The plan was to enroll 250 6th and 9th grade students in the first year, and to build up to a 700-student 6-12 school.

The school did attract its target audience. In the 2013-14 school year, 92 percent of the school’s 198 students were identified as minorities by Denver Public Schools. More than three quarters were eligible for subsidized school lunches.

But enrollment never lived up to Sims’ projections. Some students rebelled against the all-boys model and misbehaved in class. Some parents were concerned by the academic track record and ever-changing cast of teachers. The school’s location in an office park far from downtown Denver may also have been a barrier.

By the end of the 2013-14 school year, Sims was projecting that 270 students would enroll in 2014-15. Just 202 boys showed up.

Lack of enrollment put the school in an untenable financial position, said Les Walker, a member of Sims-Fayola’s board. Schools are funded largely based on enrollment.

The board was initially going to close just the high school, which had seen the most dramatic drops. That plan was presented to and approved by the Denver school board in November.

But after those plans were announced, even more families and staff began to leave the school, Walker said. “We thought it was better to end it now.”

So far this school year, nearly 50 students have left the school.

Walker, who joined the school’s board last year, said that while he knew parents and students were upset, “they’ll probably thank us later that they went to a better school…we should have had a consultant to help with demographics, with academics.”

Still, he said, two and a half years seems to him like a short period of time to establish a new school.

Academic and social challenges

It’s considered bad luck to walk on the Sims-Fayola insignia.

In 2013-14, just 31 percent of Sims-Fayola students scored proficient or advanced in reading and fewer than 15 percent of students scored proficient or advanced in math on state tests. The school’s growth scores were better, but in its second year, Sims-Fayola still earned the lowest rating on Denver’s school performance framework.

Some students took that low rating to heart. “We didn’t realize that what we were doing was causing our school to be destroyed,” said one eighth grader.

But Blair-Minter said the school’s teachers weren’t sufficiently trained in project-based learning, part of the school’s model, or in the kinds of classroom management or academic strategies that would have been most effective for the students, most of whom came into the school behind grade level. She said a too-long school day, too little time for gym and fresh air, and an irregular schedule were burning out teachers and students.

Rebecca Sanders, a high school social studies teacher who has been with the school for two years, agreed.

“It wasn’t just one thing. We had new teachers who weren’t quite sure how to teach…and there was a lack of consistency about expectations and when we were observed,” she said. “Some of us pushed the kids and some took it to mean I could show a movie every day.”
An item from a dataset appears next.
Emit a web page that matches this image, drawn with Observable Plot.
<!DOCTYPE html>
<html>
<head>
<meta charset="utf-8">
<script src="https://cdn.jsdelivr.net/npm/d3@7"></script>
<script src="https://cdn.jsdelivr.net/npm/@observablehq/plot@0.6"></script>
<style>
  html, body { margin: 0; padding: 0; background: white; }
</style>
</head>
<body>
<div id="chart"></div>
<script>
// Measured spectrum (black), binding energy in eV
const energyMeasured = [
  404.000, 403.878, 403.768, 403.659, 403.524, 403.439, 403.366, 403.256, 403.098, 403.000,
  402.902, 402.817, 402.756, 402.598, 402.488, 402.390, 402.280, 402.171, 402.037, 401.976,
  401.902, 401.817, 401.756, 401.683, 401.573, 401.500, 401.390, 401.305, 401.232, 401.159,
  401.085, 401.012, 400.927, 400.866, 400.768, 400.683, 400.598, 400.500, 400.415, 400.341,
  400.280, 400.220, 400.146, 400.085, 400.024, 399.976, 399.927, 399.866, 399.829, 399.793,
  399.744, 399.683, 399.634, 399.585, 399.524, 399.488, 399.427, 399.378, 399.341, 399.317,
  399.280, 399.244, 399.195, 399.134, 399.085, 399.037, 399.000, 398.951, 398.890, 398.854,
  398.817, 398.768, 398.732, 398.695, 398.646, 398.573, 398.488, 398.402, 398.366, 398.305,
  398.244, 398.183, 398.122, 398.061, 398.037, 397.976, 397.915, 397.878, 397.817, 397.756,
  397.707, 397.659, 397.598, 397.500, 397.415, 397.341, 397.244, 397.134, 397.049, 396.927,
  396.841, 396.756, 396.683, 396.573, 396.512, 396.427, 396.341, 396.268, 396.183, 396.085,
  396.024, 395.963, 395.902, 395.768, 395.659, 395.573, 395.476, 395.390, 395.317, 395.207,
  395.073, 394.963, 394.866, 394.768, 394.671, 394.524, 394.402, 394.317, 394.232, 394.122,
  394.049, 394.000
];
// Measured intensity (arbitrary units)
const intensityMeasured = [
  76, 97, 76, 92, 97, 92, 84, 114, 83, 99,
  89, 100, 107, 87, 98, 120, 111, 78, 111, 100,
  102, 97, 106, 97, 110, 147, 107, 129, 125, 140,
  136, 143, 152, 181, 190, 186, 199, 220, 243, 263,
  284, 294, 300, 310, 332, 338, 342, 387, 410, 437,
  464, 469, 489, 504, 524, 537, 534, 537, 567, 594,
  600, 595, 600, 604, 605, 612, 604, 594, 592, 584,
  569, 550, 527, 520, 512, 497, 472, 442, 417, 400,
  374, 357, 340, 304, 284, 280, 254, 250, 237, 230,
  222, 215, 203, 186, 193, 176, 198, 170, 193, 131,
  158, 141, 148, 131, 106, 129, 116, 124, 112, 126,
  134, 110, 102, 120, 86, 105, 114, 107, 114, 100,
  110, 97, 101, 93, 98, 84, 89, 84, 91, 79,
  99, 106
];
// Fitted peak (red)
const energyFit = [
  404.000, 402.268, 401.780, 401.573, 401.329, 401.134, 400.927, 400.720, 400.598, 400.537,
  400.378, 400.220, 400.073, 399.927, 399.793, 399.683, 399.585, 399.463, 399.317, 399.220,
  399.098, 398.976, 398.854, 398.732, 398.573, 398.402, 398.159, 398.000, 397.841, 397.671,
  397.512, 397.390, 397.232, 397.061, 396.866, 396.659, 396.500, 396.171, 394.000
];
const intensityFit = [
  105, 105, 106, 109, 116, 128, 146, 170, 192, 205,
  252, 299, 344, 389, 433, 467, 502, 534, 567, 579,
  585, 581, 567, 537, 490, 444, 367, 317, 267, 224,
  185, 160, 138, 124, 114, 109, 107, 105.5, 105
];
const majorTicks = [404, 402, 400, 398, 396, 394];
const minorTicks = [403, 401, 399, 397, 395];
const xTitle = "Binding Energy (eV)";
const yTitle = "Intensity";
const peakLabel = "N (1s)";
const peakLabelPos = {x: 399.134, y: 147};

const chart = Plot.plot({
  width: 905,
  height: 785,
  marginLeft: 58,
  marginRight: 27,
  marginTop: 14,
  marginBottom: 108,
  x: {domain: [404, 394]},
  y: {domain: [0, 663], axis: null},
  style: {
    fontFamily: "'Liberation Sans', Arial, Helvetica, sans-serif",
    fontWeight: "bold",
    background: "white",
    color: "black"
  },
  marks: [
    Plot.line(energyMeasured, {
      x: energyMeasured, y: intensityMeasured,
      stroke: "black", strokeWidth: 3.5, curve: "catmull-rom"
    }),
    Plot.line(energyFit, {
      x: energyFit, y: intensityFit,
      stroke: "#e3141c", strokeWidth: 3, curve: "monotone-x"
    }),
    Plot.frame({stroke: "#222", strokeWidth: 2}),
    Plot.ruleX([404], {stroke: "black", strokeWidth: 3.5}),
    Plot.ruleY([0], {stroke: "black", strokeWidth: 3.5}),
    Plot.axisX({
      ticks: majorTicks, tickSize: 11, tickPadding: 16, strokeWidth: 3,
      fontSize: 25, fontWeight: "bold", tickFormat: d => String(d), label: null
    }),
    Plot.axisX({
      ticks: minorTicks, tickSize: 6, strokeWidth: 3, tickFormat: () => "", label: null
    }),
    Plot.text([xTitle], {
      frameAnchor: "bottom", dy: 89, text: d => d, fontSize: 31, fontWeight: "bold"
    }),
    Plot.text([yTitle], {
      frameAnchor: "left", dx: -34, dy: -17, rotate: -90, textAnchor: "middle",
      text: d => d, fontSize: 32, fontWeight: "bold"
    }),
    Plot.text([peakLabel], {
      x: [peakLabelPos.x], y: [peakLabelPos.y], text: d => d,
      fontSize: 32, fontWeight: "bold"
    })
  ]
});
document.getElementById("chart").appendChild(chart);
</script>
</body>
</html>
“Students saw that,” Sanders said.

Jarion Hamm, a junior, said some teachers seemed afraid of the students. “We had some great teachers. But nothing was consistent,” he said. “There was a lot of childishness.”
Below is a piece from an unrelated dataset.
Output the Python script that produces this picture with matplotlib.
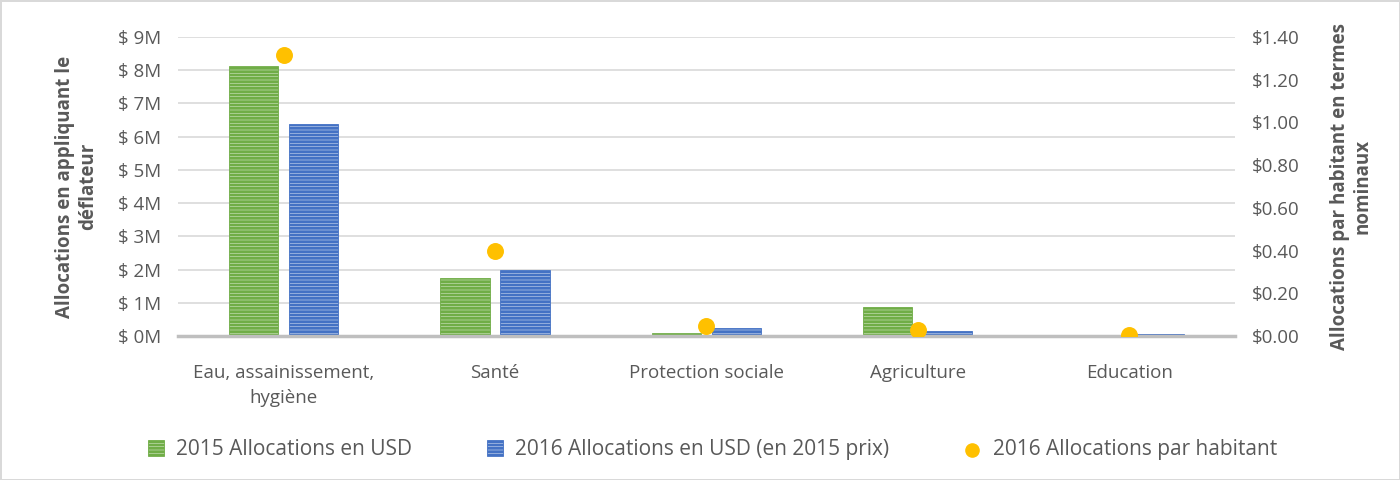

Other parts of the school’s program also never came to fruition. Just two students went on an international trip initially intended for an entire class.
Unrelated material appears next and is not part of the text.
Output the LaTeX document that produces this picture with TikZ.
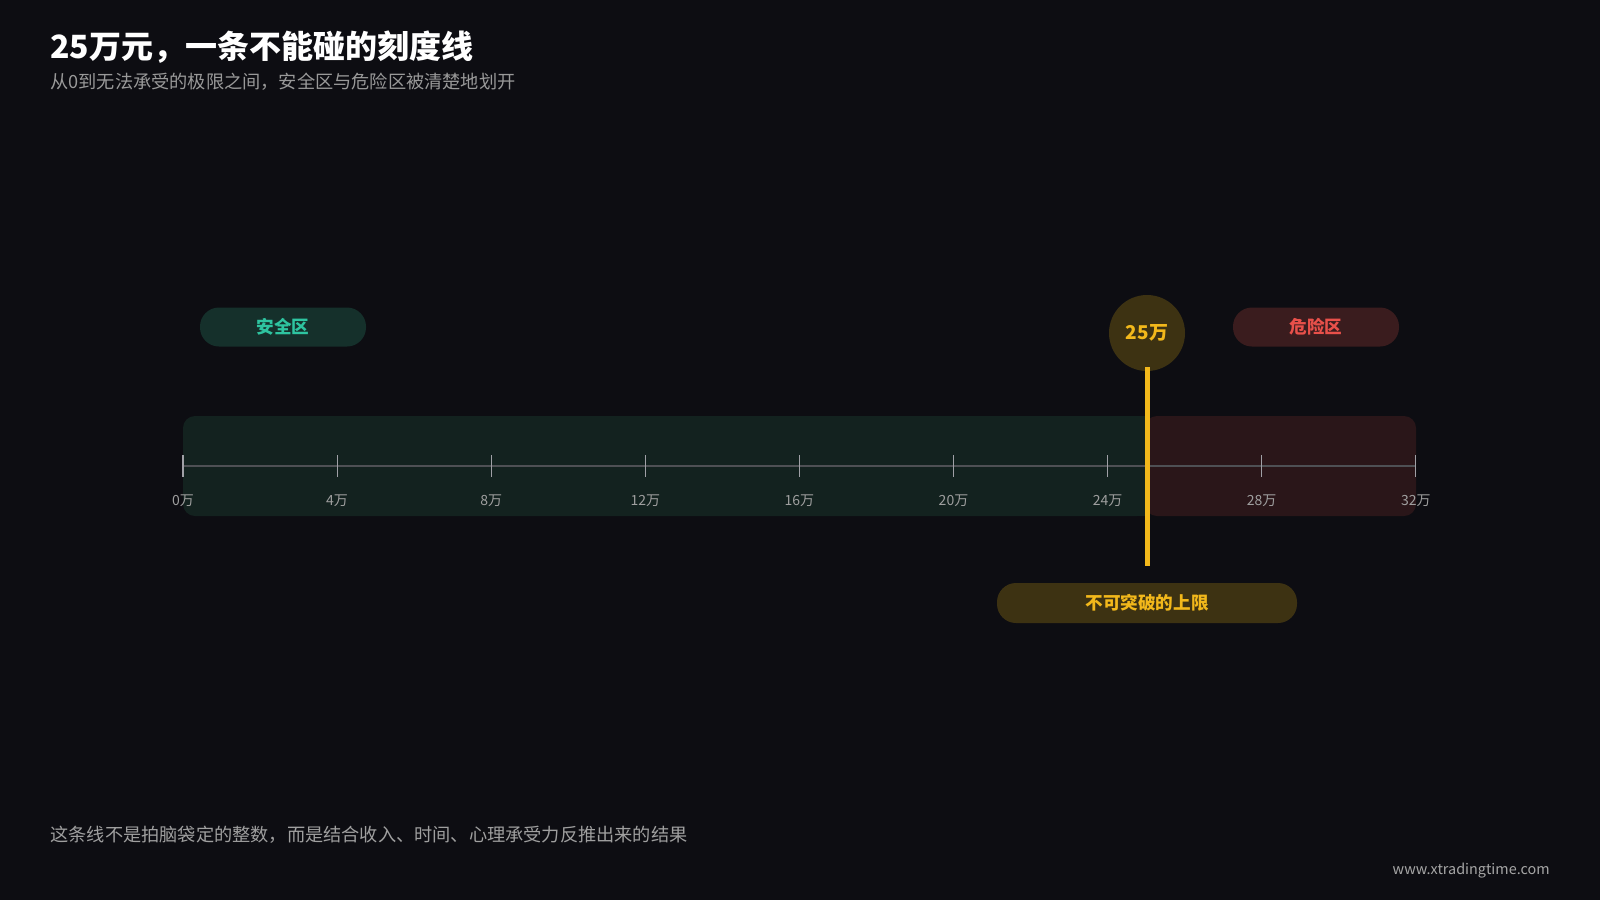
\documentclass[tikz,border=0pt]{standalone}
\usepackage{fontspec}
\setmainfont{Noto Sans CJK SC}
\begin{document}
\begin{tikzpicture}[x=0.5pt,y=-0.5pt,
  txt/.style={inner sep=0pt,anchor=west},
  tick/.style={draw=tickc,line width=0.6pt},
  tlab/.style={inner sep=0pt,text=gray!75,font=\fontsize{7}{8}\selectfont},
  pill/.style={rounded corners=9.5pt,draw=none}]
\definecolor{bg}{HTML}{0D0D12}
\definecolor{gband}{HTML}{13221F}
\definecolor{rband}{HTML}{2A1619}
\definecolor{gpill}{HTML}{15302B}
\definecolor{gtext}{HTML}{2EC4A0}
\definecolor{rpill}{HTML}{3A1C1E}
\definecolor{rtext}{HTML}{E8504A}
\definecolor{ylw}{HTML}{F2B81B}
\definecolor{ypill}{HTML}{3D3212}
\definecolor{axisc}{HTML}{4E5054}
\definecolor{tickc}{HTML}{A0A0A6}
\fill[bg] (0,0) rectangle (1600,900);
\node[txt,text=white,font=\fontsize{16}{18}\selectfont\bfseries] (title) at (50,47) {25万元，一条不能碰的刻度线};
\node[txt,text=gray!80,font=\fontsize{9.1}{11}\selectfont] (sub) at (50,82) {从0到无法承受的极限之间，安全区与危险区被清楚地划开};
\fill[gband,rounded corners=6pt] (183,416) rectangle (1149,516);
\fill[rband,rounded corners=6pt] (1145,416) rectangle (1416,516);
\fill[gband] (1135,416) rectangle (1145,516);
\draw[axisc,line width=1pt] (183,466) -- (1416,466);
\foreach \i/\lab in {0/0,1/4,2/8,3/12,4/16,5/20,6/24,7/28,8/32}{
  \draw[tick] ({183+154.1*\i},455) -- ({183+154.1*\i},477);
  \node[tlab] (t\i) at ({183+154.1*\i},501) {{\lab}万};
}
\node[pill,fill=gpill,minimum width=83pt,minimum height=19.5pt,text=gtext,font=\fontsize{8.8}{10}\selectfont\bfseries] (safe) at (283,327) {安全区};
\node[pill,fill=rpill,minimum width=83pt,minimum height=19.5pt,text=rtext,font=\fontsize{8.8}{10}\selectfont\bfseries] (danger) at (1316,327) {危险区};
\node[circle,fill=ypill,minimum size=38pt,inner sep=0pt,text=ylw,font=\fontsize{9.5}{11}\selectfont\bfseries] (c) at (1147,333) {25万};
\coordinate (lt) at (1147,367);
\coordinate (lb) at (1147,566);
\draw[ylw,line width=2.5pt] (lt) -- (lb);
\node[pill,fill=ypill,minimum width=150pt,minimum height=20pt,text=ylw,font=\fontsize{8.8}{10}\selectfont\bfseries] (lim) at (1147,603) {不可突破的上限};
\node[txt,text=gray!75,font=\fontsize{9.1}{11}\selectfont] (foot) at (50,835) {这条线不是拍脑袋定的整数，而是结合收入、时间、心理承受力反推出来的结果};
\node[inner sep=0pt,anchor=east,text=gray!70,font=\fontsize{7.2}{8}\selectfont] (web) at (1550,871) {www.xtradingtime.com};
\end{tikzpicture}
\end{document}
Sanders said that she thought that given more time and Blair-Minter’s leadership, the school could have been improved. “They are very loving, thoughtful, compassionate kids who deserve better than this, who deserve a better future.”

But now that the closing is imminent, the focus has shifted from stabilizing the school to preparing to close up shop and transition students to new schools.

Students are going to more than 20 schools throughout the metro area. Juniors, who will have just one year in their new schools, got special attention.

But many of the students still have a fierce sense of school pride, and frustration at what they say is a false perception, influenced by a few misbehaving boys, that all of the school’s students are “thugs in suits.”

“We weren’t just a bunch of well-dressed hooligans,”said junior Angel Magana, a founding freshmen. “We were a family.”